Recent reports and key housing market indicators are already showing the fulfillment of previous predictions. Across the nation, markets are becoming more about demand and less about supply.
California, the other traditionally in-demand markets of Las Vegas, Reno, and Phoenix, and recovery contender Detroit, are surging ahead with the highest increases in list prices and sales. As Realtor.com states, “This underscores the uneven nature of the housing recovery and its dependence on the strength of the local economy.” Housing market normalization is inseparably tied to economic recovery, and generates a feedback loop of each strengthening the other. Most markets across the nation fall into the middle category between the top movers and struggling low markets. The big picture is one of gradual stabilization in the economy and the housing market.
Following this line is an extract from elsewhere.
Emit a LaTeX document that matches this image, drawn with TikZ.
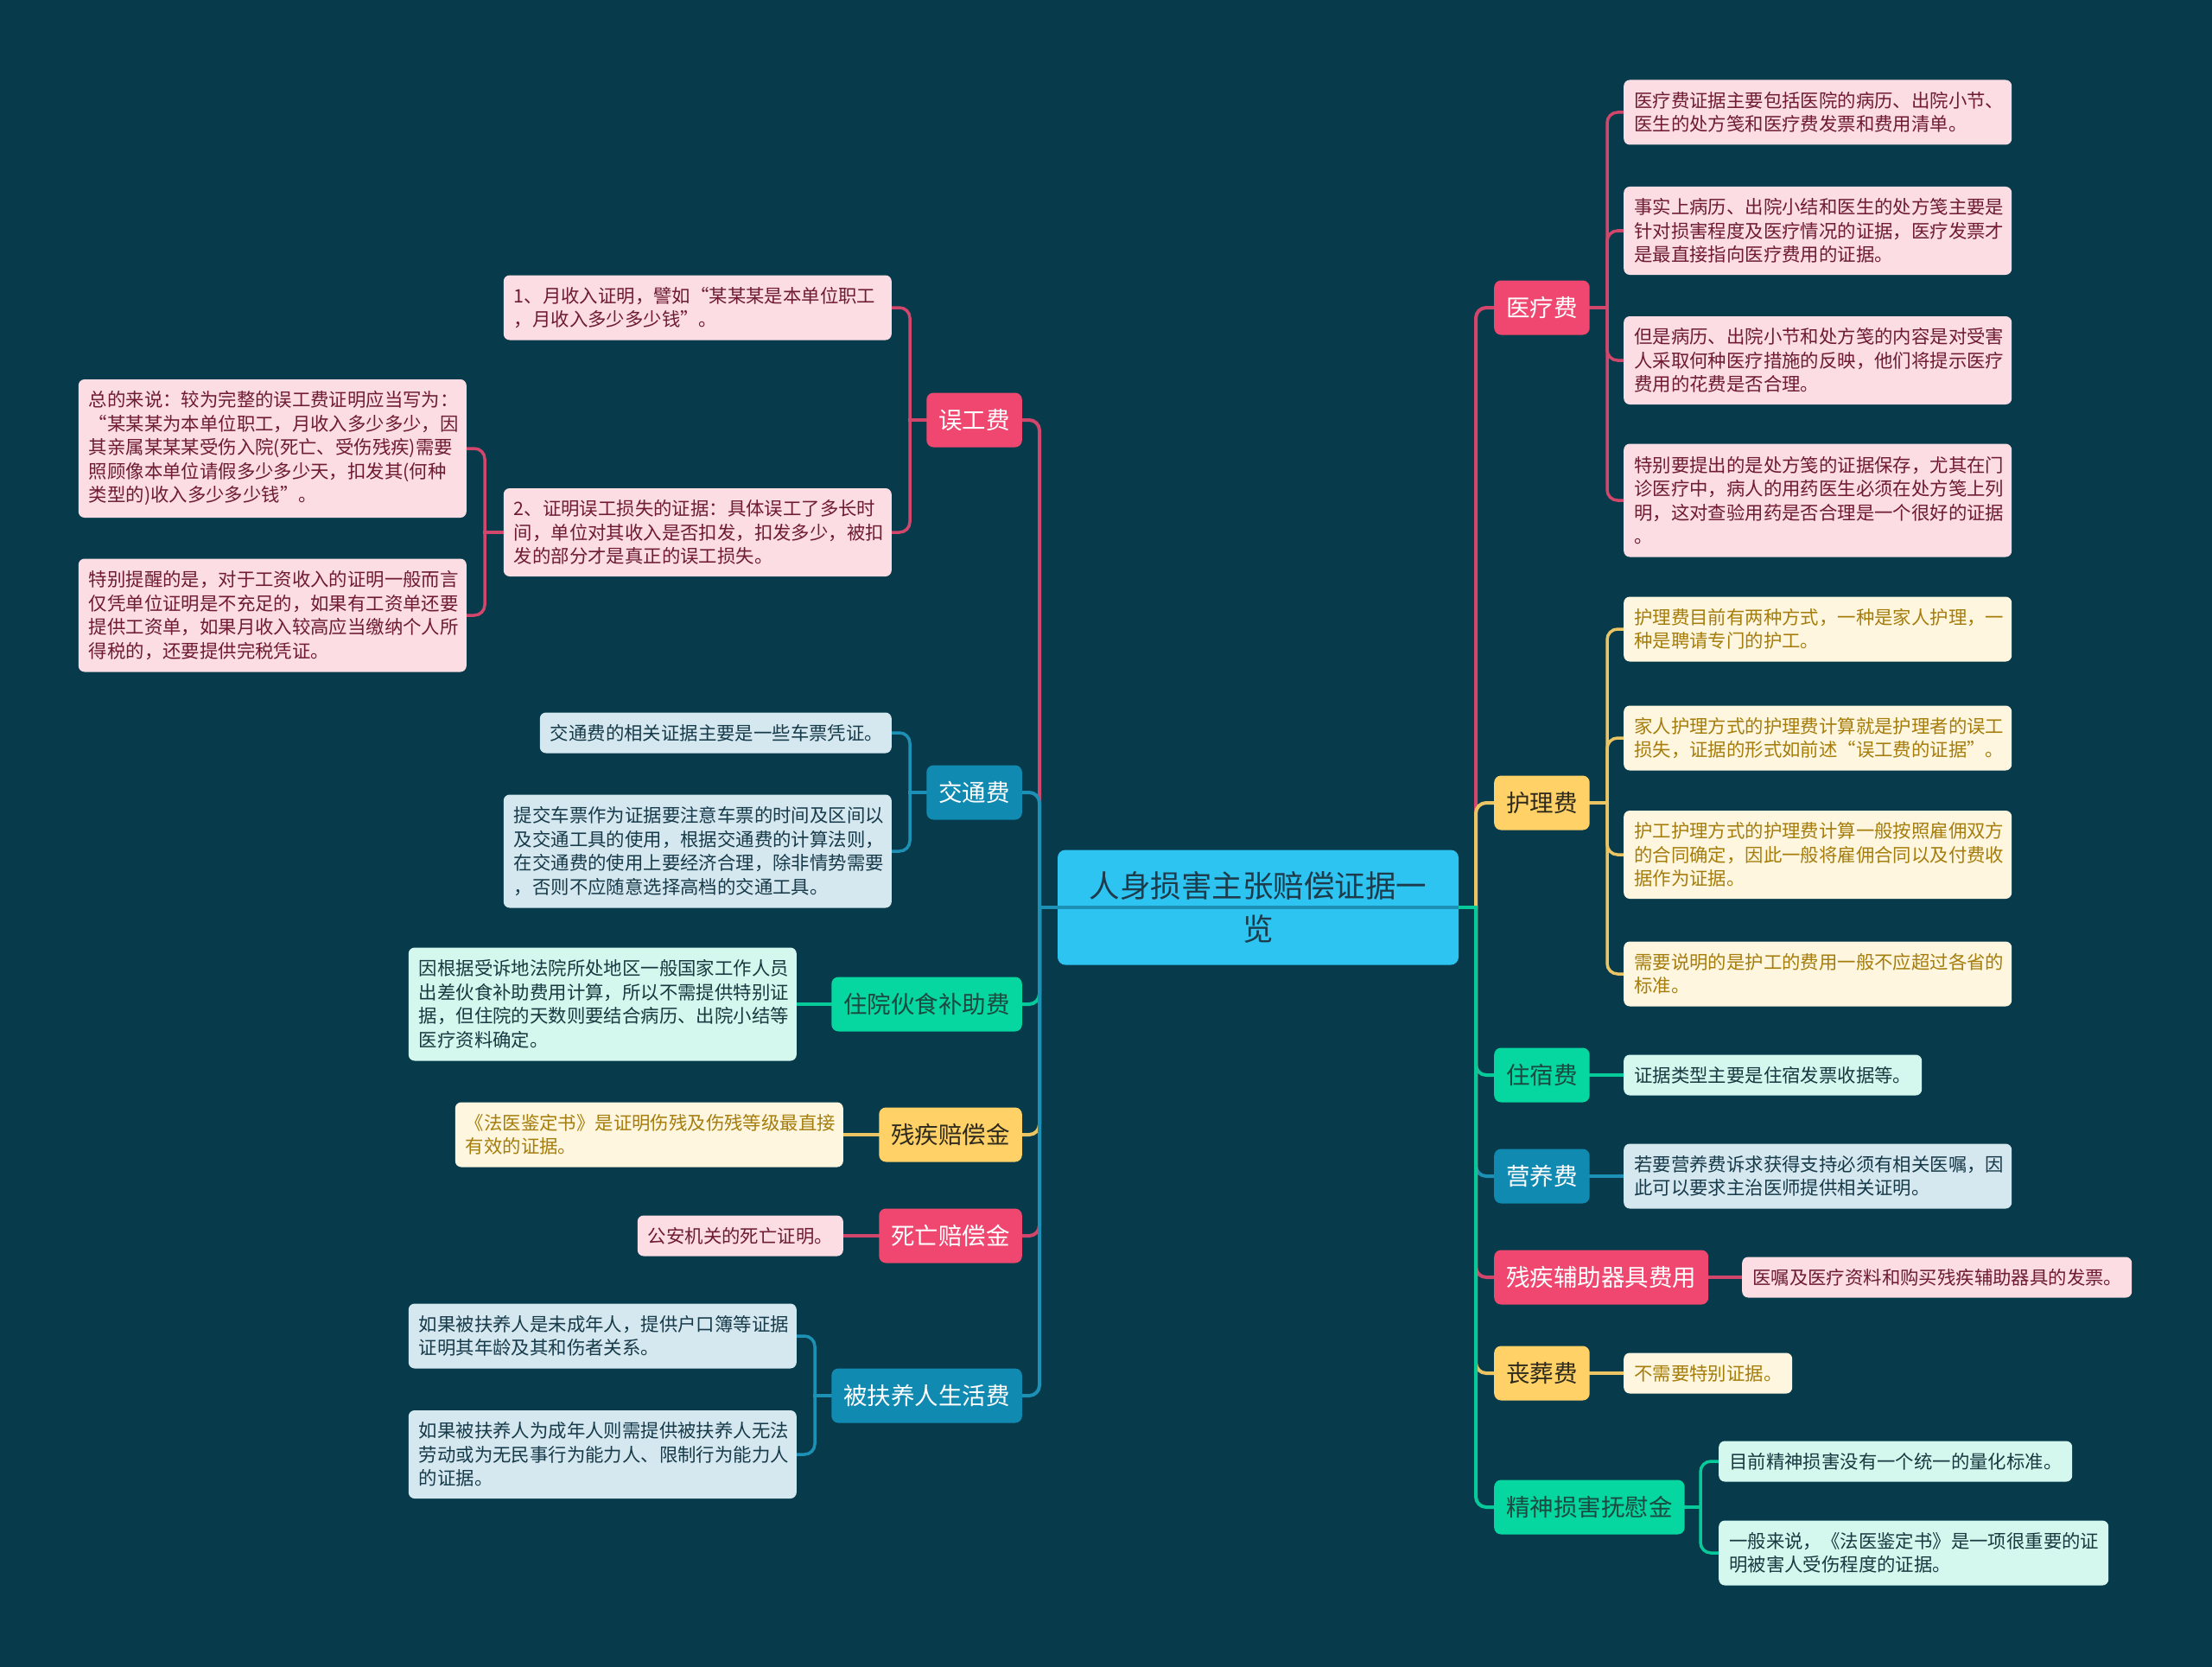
\documentclass[tikz,border=0pt]{standalone}
\usepackage{fontspec}
\setmainfont{Noto Sans CJK SC}
\usetikzlibrary{backgrounds}
\definecolor{bg}{HTML}{073B4C}
\definecolor{cred}{HTML}{EF476F}
\definecolor{cyel}{HTML}{FFD166}
\definecolor{cgrn}{HTML}{06D6A0}
\definecolor{cblu}{HTML}{118AB2}
\definecolor{croot}{HTML}{2EC4F2}
\definecolor{rootT}{HTML}{1D3B4A}
\definecolor{pinkL}{HTML}{FCDDE4}
\definecolor{pinkT}{HTML}{6E1B33}
\definecolor{yelL}{HTML}{FFF6DF}
\definecolor{yelT}{HTML}{A57D0C}
\definecolor{grnL}{HTML}{D4F7EE}
\definecolor{grnT}{HTML}{173A40}
\definecolor{bluL}{HTML}{D5E8EF}
\definecolor{bluT}{HTML}{173A4A}
\definecolor{yelBT}{HTML}{2E2A1E}
\definecolor{grnBT}{HTML}{1A4A40}
\newcommand\leaffont{\fontsize{21.4}{27.5}\selectfont}
\newcommand\brfont{\fontsize{27.5}{32}\selectfont}
\newcommand\rootfont{\fontsize{35.5}{50}\selectfont}
\begin{document}
\begin{tikzpicture}[x=1pt,y=-1pt,
  leaf/.style={rounded corners=7pt, inner xsep=12pt, inner ysep=0pt, align=left, font=\leaffont, text width=425pt},
  pk/.style={leaf, fill=pinkL, text=pinkT},
  yl/.style={leaf, fill=yelL, text=yelT},
  gn/.style={leaf, fill=grnL, text=grnT},
  bl/.style={leaf, fill=bluL, text=bluT},
  hA/.style={minimum height=47pt},
  hB/.style={minimum height=75pt},
  hC/.style={minimum height=102pt},
  hD/.style={minimum height=131pt},
  hE/.style={minimum height=160pt},
  br/.style={rounded corners=8pt, inner xsep=14pt, inner ysep=0pt, minimum height=63pt, font=\brfont},
  bred/.style={br, fill=cred, text=white},
  byel/.style={br, fill=cyel, text=yelBT},
  bgrn/.style={br, fill=cgrn, text=grnBT},
  bblu/.style={br, fill=cblu, text=white},
  con/.style={line width=4pt, rounded corners=12pt, line cap=rect},
  sub/.style={line width=3.5pt, rounded corners=12pt, line cap=rect},
  lred/.style={draw=cred!88!bg},
  lyel/.style={draw=cyel!92!bg},
  lgrn/.style={draw=cgrn!92!bg},
  lblu/.style={draw=cblu!95!white},
]
\useasboundingbox (0,0) rectangle (2560,1929);

% trunk coordinates
\coordinate (RT) at (1708,0);
\coordinate (LT) at (1203,0);
\coordinate (ylT) at (1860,0);
\coordinate (hlT) at (1860,0);
\coordinate (jsT) at (1968,0);
\coordinate (wgT) at (1053,0);
\coordinate (wcT) at (561,0);
\coordinate (jtT) at (1053,0);
\coordinate (bfT) at (943,0);

% root
\node[rounded corners=9pt, fill=croot, text=rootT, font=\rootfont, align=center,
      minimum width=464pt, minimum height=133pt, text width=440pt, inner sep=0pt]
      (root) at (1456,1050) {人身损害主张赔偿证据一\\览};

% ---------- right side ----------
\node[bred, anchor=west] (ylf) at (1729,356) {医疗费};
\node[pk, hB, anchor=west] (yl1) at (1879,130) {医疗费证据主要包括医院的病历、出院小节、\\医生的处方笺和医疗费发票和费用清单。};
\node[pk, hC, anchor=west] (yl2) at (1879,267) {事实上病历、出院小结和医生的处方笺主要是\\针对损害程度及医疗情况的证据，医疗发票才\\是最直接指向医疗费用的证据。};
\node[pk, hC, anchor=west] (yl3) at (1879,417) {但是病历、出院小节和处方笺的内容是对受害\\人采取何种医疗措施的反映，他们将提示医疗\\费用的花费是否合理。};
\node[pk, hD, anchor=west] (yl4) at (1879,579) {特别要提出的是处方笺的证据保存，尤其在门\\诊医疗中，病人的用药医生必须在处方笺上列\\明，这对查验用药是否合理是一个很好的证据\\。};

\node[byel, anchor=west] (hlf) at (1729,929) {护理费};
\node[yl, hB, anchor=west] (hl1) at (1879,728) {护理费目前有两种方式，一种是家人护理，一\\种是聘请专门的护工。};
\node[yl, hB, anchor=west] (hl2) at (1879,854) {家人护理方式的护理费计算就是护理者的误工\\损失，证据的形式如前述“误工费的证据”。};
\node[yl, hC, anchor=west] (hl3) at (1879,989) {护工护理方式的护理费计算一般按照雇佣双方\\的合同确定，因此一般将雇佣合同以及付费收\\据作为证据。};
\node[yl, hB, anchor=west] (hl4) at (1879,1127) {需要说明的是护工的费用一般不应超过各省的\\标准。};

\node[bgrn, anchor=west] (zsf) at (1729,1244) {住宿费};
\node[gn, hA, text width=321pt, anchor=west] (zs1) at (1879,1244) {证据类型主要是住宿发票收据等。};

\node[bblu, anchor=west] (yyf) at (1729,1361) {营养费};
\node[bl, hB, anchor=west] (yy1) at (1879,1361) {若要营养费诉求获得支持必须有相关医嘱，因\\此可以要求主治医师提供相关证明。};

\node[bred, anchor=west] (cjf) at (1729,1478) {残疾辅助器具费用};
\node[pk, hA, text width=427pt, anchor=west] (cj1) at (2016,1478) {医嘱及医疗资料和购买残疾辅助器具的发票。};

\node[byel, anchor=west] (szf) at (1729,1589) {丧葬费};
\node[yl, hA, text width=171pt, anchor=west] (sz1) at (1879,1589) {不需要特别证据。};

\node[bgrn, anchor=west] (jsf) at (1729,1744) {精神损害抚慰金};
\node[gn, hA, text width=385pt, anchor=west] (js1) at (1989,1691) {目前精神损害没有一个统一的量化标准。};
\node[gn, hB, text width=427pt, anchor=west] (js2) at (1989,1797) {一般来说，《法医鉴定书》是一项很重要的证\\明被害人受伤程度的证据。};

% ---------- left side ----------
\node[bred, anchor=east] (wgf) at (1183,486) {误工费};
\node[pk, hB, anchor=east] (wg1) at (1032,356) {1、月收入证明，譬如“某某某是本单位职工\\，月收入多少多少钱”。};
\node[pk, hC, anchor=east] (wg2) at (1032,616) {2、证明误工损失的证据：具体误工了多长时\\间，单位对其收入是否扣发，扣发多少，被扣\\发的部分才是真正的误工损失。};
\node[pk, hE, anchor=east] (wc1) at (540,519) {总的来说：较为完整的误工费证明应当写为：\\“某某某为本单位职工，月收入多少多少，因\\其亲属某某某受伤入院(死亡、受伤残疾)需要\\照顾像本单位请假多少多少天，扣发其(何种\\类型的)收入多少多少钱”。};
\node[pk, hD, anchor=east] (wc2) at (540,712) {特别提醒的是，对于工资收入的证明一般而言\\仅凭单位证明是不充足的，如果有工资单还要\\提供工资单，如果月收入较高应当缴纳个人所\\得税的，还要提供完税凭证。};

\node[bblu, anchor=east] (jtf) at (1183,917) {交通费};
\node[bl, hA, text width=383pt, anchor=east] (jt1) at (1032,848) {交通费的相关证据主要是一些车票凭证。};
\node[bl, hD, anchor=east] (jt2) at (1032,985) {提交车票作为证据要注意车票的时间及区间以\\及交通工具的使用，根据交通费的计算法则，\\在交通费的使用上要经济合理，除非情势需要\\，否则不应随意选择高档的交通工具。};

\node[bgrn, anchor=east] (zyf) at (1183,1162) {住院伙食补助费};
\node[gn, hD, anchor=east] (zy1) at (922,1162) {因根据受诉地法院所处地区一般国家工作人员\\出差伙食补助费用计算，所以不需提供特别证\\据，但住院的天数则要结合病历、出院小结等\\医疗资料确定。};

\node[byel, anchor=east] (cpf) at (1183,1313) {残疾赔偿金};
\node[yl, hB, anchor=east] (cp1) at (976,1313) {《法医鉴定书》是证明伤残及伤残等级最直接\\有效的证据。};

\node[bred, anchor=east] (swf) at (1183,1430) {死亡赔偿金};
\node[pk, hA, text width=214pt, anchor=east] (sw1) at (976,1430) {公安机关的死亡证明。};

\node[bblu, anchor=east] (bff) at (1183,1615) {被扶养人生活费};
\node[bl, hB, anchor=east] (bf1) at (922,1546) {如果被扶养人是未成年人，提供户口簿等证据\\证明其年龄及其和伤者关系。};
\node[bl, hC, anchor=east] (bf2) at (922,1683) {如果被扶养人为成年人则需提供被扶养人无法\\劳动或为无民事行为能力人、限制行为能力人\\的证据。};

\begin{pgfonlayer}{background}
\fill[bg] (0,0) rectangle (2560,1929);
% ---------- connectors: right ----------
\draw[con, lred] (RT |- root.east) |- (ylf.west);
\draw[con, lyel] (RT |- root.east) |- (hlf.west);
\draw[con, lgrn] (RT |- root.east) |- (zsf.west);
\draw[con, lblu] (RT |- root.east) |- (yyf.west);
\draw[con, lred] (RT |- root.east) |- (cjf.west);
\draw[con, lyel] (RT |- root.east) |- (szf.west);
\draw[con, lgrn] (RT |- root.east) |- (jsf.west);
\draw[con, lgrn] (root.east) -- (RT |- root.east);

\draw[sub, lred] (ylT |- ylf.east) |- (yl1.west);
\draw[sub, lred] (ylT |- ylf.east) |- (yl2.west);
\draw[sub, lred] (ylT |- ylf.east) |- (yl3.west);
\draw[sub, lred] (ylT |- ylf.east) |- (yl4.west);
\draw[sub, lred] (ylf.east) -- (ylT |- ylf.east);
\draw[sub, lyel] (hlT |- hlf.east) |- (hl1.west);
\draw[sub, lyel] (hlT |- hlf.east) |- (hl2.west);
\draw[sub, lyel] (hlT |- hlf.east) |- (hl3.west);
\draw[sub, lyel] (hlT |- hlf.east) |- (hl4.west);
\draw[sub, lyel] (hlf.east) -- (hlT |- hlf.east);
\draw[sub, lgrn] (zsf.east) -- (zs1.west);
\draw[sub, lblu] (yyf.east) -- (yy1.west);
\draw[sub, lred] (cjf.east) -- (cj1.west);
\draw[sub, lyel] (szf.east) -- (sz1.west);
\draw[sub, lgrn] (jsT |- jsf.east) |- (js1.west);
\draw[sub, lgrn] (jsT |- jsf.east) |- (js2.west);
\draw[sub, lgrn] (jsf.east) -- (jsT |- jsf.east);

% ---------- connectors: left ----------
\draw[con, lred] (LT |- root.east) |- (wgf.east);
\draw[con, lblu] (LT |- root.east) |- (jtf.east);
\draw[con, lgrn] (LT |- root.east) |- (zyf.east);
\draw[con, lyel] (LT |- root.east) |- (cpf.east);
\draw[con, lred] (LT |- root.east) |- (swf.east);
\draw[con, lblu] (LT |- root.east) |- (bff.east);

\draw[sub, lred] (wgT |- wgf.west) |- (wg1.east);
\draw[sub, lred] (wgT |- wgf.west) |- (wg2.east);
\draw[sub, lred] (wgf.west) -- (wgT |- wgf.west);
\draw[sub, lred] (wcT |- wg2.west) |- (wc1.east);
\draw[sub, lred] (wcT |- wg2.west) |- (wc2.east);
\draw[sub, lred] (wg2.west) -- (wcT |- wg2.west);
\draw[sub, lblu] (jtT |- jtf.west) |- (jt1.east);
\draw[sub, lblu] (jtT |- jtf.west) |- (jt2.east);
\draw[sub, lblu] (jtf.west) -- (jtT |- jtf.west);
\draw[sub, lgrn] (zyf.west) -- (zy1.east);
\draw[sub, lyel] (cpf.west) -- (cp1.east);
\draw[sub, lred] (swf.west) -- (sw1.east);
\draw[sub, lblu] (bfT |- bff.west) |- (bf1.east);
\draw[sub, lblu] (bfT |- bff.west) |- (bf2.east);
\draw[sub, lblu] (bff.west) -- (bfT |- bff.west);
\end{pgfonlayer}

% line across the root, drawn over it as in the reference
\draw[con, lblu, line cap=butt] (root.east) -- (LT |- root.east);
\end{tikzpicture}
\end{document}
The start of the school year signals the end of the peak home buying season, and analysis of the summer’s reports show the roller coaster ride we’ve been on is also at an end. As Realtor.com reports, three of the “key [housing market] indicators – inventory count, median age and median list price [are] signaling a leveling of the market.”
Inventories are stabilizing. Shifting from the dramatic overage to the drastic shortage, the new mix of existing and new homes for sale are giving buyer’s more and better options, helping to generate moderate (i.e. sustainable) across-the -board price increases. The median age of inventory for July is 85 days, meaning the average time a home sits from listing to sale is less than three months, which is still pretty fast: only about 6% longer than the previous month while almost 17% lower than last year’s slow surplus. The median list price (nationwide) is just under $200,000, up 5.27% from last year. The average price increase is caused by small gains in hotter markets coupled with several more “negative” markets, markets that have been showing average price declines from the previous year, climbing back into the black.
The overall effect of this normalization is balance; something many real estate professionals have rarely seen. No big winners, no big losers, just the balanced interplay of buyers and sellers in a market that reflects fair value. New home construction is back on track in much of the country, providing a welcome economic boost in construction and materials jobs while providing the inventory options to meet buyer demands while still contributing to the stabilization of home values.